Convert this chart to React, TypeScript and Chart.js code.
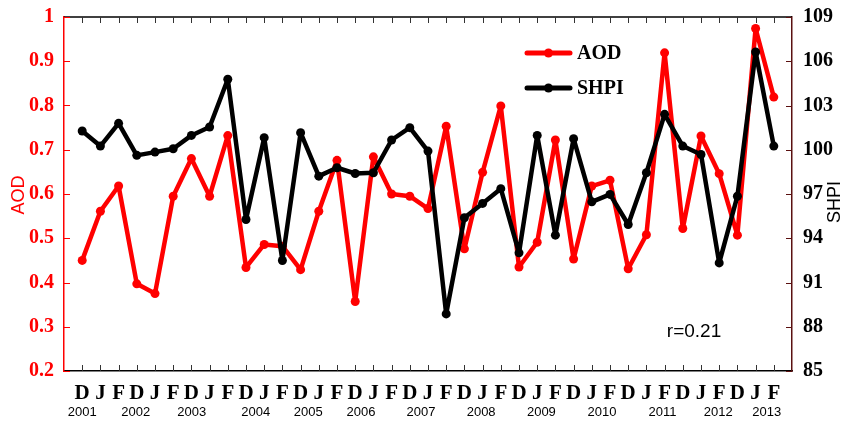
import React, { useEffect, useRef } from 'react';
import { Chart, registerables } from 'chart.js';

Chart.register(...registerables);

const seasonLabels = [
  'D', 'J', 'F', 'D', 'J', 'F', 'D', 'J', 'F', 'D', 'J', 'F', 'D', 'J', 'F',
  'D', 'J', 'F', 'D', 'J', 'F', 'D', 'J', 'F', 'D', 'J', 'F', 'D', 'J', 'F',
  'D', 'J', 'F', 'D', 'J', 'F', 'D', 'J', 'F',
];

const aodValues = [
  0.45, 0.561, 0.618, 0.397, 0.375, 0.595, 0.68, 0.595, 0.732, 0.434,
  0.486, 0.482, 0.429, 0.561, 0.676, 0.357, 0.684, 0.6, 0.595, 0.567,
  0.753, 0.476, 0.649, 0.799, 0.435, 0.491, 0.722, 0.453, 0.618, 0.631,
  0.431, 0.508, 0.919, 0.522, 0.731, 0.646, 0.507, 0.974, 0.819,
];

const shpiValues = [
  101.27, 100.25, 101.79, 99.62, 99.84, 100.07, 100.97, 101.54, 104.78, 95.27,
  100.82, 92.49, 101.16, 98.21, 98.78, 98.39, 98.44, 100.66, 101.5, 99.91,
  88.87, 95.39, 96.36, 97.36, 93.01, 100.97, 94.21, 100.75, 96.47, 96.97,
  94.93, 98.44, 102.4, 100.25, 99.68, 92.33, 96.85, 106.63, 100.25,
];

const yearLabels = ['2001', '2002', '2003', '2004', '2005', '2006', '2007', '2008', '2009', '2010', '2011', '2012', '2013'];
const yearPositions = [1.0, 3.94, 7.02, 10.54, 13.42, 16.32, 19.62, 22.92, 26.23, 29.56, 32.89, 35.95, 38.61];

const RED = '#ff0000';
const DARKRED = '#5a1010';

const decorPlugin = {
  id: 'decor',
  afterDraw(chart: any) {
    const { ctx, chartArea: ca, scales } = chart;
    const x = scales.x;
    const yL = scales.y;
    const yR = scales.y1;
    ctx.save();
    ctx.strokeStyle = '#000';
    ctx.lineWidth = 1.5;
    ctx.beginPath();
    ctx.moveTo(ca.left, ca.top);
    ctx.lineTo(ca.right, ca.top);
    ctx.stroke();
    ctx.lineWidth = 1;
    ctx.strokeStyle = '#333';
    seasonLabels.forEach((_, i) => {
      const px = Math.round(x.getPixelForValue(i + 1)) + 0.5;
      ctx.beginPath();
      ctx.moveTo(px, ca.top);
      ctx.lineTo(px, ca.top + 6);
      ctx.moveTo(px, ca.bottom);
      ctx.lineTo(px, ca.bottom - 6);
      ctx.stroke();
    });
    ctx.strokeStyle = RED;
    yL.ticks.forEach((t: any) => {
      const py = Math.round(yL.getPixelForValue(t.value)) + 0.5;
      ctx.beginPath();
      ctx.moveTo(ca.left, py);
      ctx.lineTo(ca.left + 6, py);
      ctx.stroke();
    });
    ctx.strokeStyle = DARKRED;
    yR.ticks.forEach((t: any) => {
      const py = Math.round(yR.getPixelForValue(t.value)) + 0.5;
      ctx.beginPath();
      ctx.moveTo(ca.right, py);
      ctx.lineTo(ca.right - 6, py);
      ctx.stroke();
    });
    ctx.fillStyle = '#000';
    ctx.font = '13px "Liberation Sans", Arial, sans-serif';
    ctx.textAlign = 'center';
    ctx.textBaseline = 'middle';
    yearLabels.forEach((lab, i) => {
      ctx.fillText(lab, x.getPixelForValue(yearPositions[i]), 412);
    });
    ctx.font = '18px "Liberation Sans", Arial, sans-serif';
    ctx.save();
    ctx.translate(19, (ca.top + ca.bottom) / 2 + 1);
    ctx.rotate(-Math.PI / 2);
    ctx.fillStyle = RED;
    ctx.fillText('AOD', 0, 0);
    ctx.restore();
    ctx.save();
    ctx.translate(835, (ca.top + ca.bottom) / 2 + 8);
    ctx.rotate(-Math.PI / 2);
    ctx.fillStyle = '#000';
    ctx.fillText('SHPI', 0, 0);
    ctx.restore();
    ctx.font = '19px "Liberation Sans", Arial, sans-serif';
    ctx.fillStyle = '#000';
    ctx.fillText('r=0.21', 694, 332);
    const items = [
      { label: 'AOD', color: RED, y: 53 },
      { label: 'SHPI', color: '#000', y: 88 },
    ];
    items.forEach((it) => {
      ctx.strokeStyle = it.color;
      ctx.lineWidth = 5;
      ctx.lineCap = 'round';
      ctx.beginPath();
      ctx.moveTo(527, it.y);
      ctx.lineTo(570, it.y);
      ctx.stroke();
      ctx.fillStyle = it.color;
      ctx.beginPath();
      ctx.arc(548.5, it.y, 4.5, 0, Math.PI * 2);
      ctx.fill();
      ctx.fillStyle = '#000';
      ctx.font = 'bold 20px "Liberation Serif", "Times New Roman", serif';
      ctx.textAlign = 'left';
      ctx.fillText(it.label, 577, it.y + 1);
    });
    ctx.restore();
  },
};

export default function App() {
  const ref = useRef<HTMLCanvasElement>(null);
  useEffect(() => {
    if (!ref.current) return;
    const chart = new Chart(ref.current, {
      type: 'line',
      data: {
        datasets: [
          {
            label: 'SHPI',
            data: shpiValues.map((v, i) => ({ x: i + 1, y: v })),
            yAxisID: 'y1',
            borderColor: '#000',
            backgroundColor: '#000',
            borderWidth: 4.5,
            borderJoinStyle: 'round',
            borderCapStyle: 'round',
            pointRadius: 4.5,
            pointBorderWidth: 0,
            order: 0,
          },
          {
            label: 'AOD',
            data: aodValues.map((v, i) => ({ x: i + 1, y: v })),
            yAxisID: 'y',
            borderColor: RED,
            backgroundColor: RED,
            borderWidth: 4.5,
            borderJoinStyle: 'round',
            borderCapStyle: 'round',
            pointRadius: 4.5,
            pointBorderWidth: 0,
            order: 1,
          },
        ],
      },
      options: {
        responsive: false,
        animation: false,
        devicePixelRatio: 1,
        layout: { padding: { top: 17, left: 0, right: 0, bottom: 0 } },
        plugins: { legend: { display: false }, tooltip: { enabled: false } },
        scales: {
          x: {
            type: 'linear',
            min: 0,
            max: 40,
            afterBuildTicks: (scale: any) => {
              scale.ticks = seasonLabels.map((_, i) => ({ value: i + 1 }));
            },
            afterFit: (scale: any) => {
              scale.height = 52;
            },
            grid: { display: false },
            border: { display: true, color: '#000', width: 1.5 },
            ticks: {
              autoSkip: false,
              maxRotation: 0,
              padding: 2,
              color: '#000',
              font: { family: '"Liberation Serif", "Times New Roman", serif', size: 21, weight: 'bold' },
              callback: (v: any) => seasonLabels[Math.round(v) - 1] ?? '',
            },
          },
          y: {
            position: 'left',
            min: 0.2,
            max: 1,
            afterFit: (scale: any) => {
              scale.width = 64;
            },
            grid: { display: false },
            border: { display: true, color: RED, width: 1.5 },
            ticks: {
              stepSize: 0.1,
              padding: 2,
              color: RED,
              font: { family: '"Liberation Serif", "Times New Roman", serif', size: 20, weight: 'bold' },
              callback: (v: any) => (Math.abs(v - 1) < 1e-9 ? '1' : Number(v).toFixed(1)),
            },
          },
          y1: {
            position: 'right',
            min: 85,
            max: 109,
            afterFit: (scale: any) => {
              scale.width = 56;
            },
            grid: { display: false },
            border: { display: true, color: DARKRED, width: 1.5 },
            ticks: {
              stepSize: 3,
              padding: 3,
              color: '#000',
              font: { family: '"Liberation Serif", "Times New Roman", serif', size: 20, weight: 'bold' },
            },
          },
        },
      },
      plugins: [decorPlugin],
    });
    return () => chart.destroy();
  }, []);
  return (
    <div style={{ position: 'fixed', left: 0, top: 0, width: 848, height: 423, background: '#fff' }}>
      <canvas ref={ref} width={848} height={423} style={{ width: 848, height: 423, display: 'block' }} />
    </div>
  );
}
§
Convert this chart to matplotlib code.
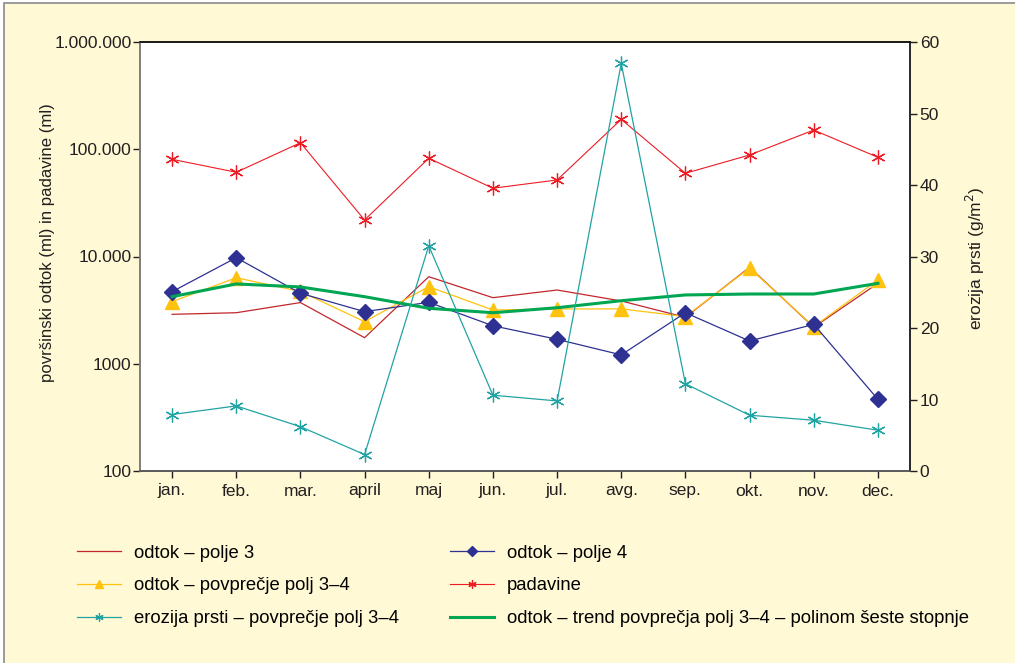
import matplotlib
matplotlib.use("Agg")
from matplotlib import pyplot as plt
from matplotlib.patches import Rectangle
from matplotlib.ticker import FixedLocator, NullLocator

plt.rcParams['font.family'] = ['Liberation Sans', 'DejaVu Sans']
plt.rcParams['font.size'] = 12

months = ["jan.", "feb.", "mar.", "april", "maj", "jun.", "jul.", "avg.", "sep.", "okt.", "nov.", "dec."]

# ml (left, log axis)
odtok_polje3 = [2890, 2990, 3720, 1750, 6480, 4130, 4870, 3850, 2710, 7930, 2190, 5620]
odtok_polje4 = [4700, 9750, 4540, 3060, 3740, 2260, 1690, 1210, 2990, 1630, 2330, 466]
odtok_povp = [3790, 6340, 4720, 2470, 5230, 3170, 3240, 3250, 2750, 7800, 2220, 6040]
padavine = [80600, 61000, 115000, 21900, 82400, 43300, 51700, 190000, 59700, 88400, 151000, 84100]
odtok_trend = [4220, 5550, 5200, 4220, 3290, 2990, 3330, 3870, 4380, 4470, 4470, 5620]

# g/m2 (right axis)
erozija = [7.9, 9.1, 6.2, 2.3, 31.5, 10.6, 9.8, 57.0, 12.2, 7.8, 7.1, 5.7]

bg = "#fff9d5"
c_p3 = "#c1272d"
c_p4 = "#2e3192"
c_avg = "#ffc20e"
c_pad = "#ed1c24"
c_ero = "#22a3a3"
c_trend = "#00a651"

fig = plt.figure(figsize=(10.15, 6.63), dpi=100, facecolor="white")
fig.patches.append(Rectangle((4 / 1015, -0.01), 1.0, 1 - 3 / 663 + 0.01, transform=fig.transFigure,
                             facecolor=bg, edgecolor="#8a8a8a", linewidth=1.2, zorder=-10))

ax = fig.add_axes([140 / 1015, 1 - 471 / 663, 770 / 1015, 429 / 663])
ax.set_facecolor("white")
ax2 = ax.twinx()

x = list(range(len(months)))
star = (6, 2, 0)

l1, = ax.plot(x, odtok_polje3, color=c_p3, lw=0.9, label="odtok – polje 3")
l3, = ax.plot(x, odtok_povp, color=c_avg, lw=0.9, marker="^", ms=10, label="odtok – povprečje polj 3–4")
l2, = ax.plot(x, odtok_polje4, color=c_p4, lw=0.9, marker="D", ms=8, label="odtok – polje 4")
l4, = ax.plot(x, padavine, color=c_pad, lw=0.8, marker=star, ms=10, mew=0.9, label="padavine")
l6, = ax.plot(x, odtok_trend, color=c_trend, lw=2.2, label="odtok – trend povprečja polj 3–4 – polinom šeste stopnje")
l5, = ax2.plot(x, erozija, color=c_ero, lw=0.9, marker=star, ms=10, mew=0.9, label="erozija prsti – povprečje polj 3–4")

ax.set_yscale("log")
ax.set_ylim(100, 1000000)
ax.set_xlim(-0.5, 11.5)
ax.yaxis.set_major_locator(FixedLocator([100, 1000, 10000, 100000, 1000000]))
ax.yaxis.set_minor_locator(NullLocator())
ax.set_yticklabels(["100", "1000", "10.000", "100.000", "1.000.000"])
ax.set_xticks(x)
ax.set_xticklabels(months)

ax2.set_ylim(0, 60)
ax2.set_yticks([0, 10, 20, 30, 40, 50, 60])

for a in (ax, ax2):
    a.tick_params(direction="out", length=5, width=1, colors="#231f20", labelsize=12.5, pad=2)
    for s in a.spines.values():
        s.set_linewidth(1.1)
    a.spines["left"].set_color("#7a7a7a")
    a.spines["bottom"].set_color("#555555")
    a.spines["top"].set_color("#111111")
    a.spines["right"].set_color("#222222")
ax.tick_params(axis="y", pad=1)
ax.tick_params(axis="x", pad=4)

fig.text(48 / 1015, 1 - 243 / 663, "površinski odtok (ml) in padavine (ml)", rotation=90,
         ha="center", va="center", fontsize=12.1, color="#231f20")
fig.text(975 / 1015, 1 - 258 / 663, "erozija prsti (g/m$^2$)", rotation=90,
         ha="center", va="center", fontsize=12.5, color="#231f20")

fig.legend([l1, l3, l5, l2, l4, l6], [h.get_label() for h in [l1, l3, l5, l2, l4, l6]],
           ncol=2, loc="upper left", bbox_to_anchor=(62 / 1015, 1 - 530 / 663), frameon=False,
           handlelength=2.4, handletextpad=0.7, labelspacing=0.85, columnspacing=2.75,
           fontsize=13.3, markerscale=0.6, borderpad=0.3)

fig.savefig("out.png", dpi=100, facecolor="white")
§
> [Aim]: Only a number is wanted: how many lines contain "matplotlib"?

> [Result of this task]: 6